§ **Work required**:
Gather all lines from the material that contain the word "this".

§ **Extracted data**:
▬▬▬▬▬▬

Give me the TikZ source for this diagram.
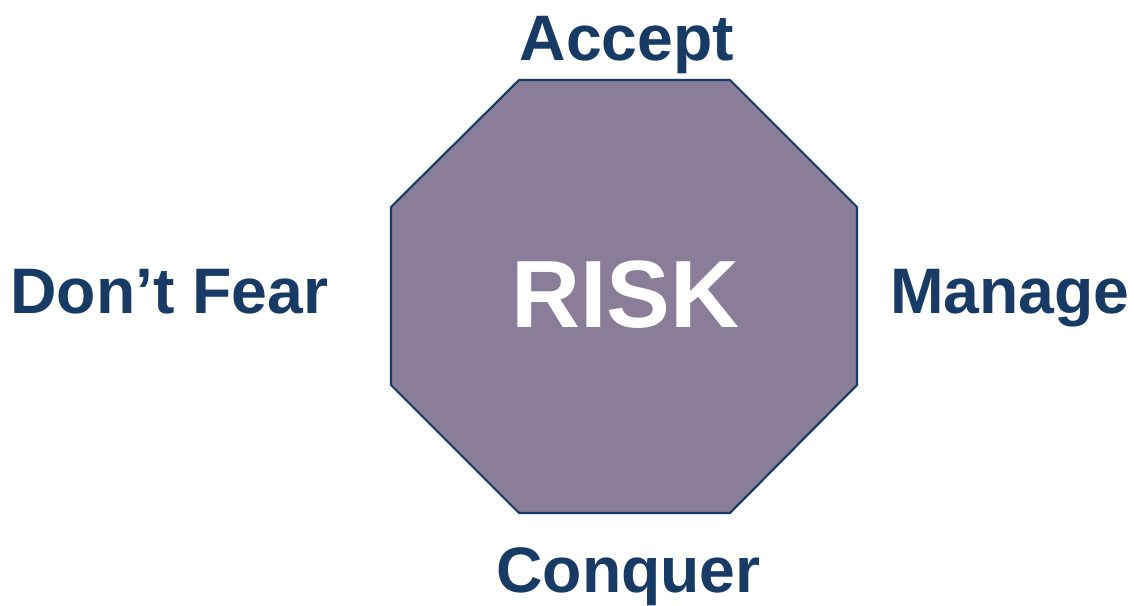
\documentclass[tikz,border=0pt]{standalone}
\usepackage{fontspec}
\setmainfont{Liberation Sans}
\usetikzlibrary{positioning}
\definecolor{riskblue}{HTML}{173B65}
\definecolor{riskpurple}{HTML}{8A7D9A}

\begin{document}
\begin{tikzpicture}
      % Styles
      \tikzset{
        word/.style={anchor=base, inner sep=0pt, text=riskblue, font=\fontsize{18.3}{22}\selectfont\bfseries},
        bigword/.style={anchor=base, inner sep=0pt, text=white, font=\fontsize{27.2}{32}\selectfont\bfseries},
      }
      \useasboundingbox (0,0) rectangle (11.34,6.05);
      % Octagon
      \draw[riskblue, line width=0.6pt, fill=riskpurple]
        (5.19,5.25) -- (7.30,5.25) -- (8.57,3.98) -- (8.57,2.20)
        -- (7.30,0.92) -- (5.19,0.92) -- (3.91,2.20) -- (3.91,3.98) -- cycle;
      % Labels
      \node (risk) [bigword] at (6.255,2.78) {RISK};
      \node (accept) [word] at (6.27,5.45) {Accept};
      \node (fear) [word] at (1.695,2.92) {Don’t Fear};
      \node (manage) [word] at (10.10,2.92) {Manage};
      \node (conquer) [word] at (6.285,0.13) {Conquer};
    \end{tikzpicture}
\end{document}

▬▬▬▬▬▬

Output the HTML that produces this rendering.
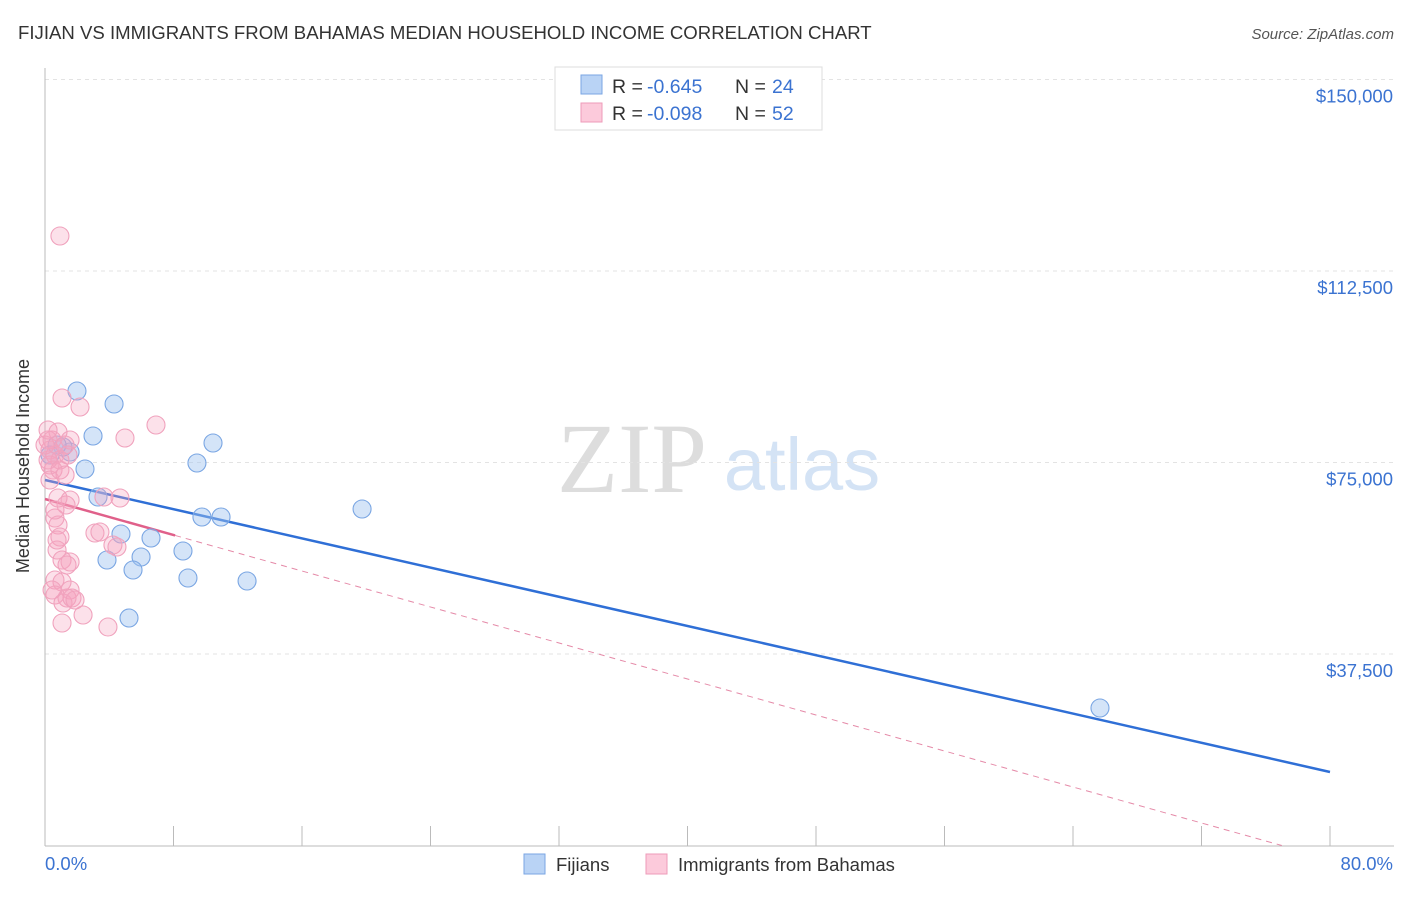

▬▬▬▬▬▬

§ **Output of the exercise**:
Give me the TikZ source for this diagram.
Output the HTML that produces this rendering.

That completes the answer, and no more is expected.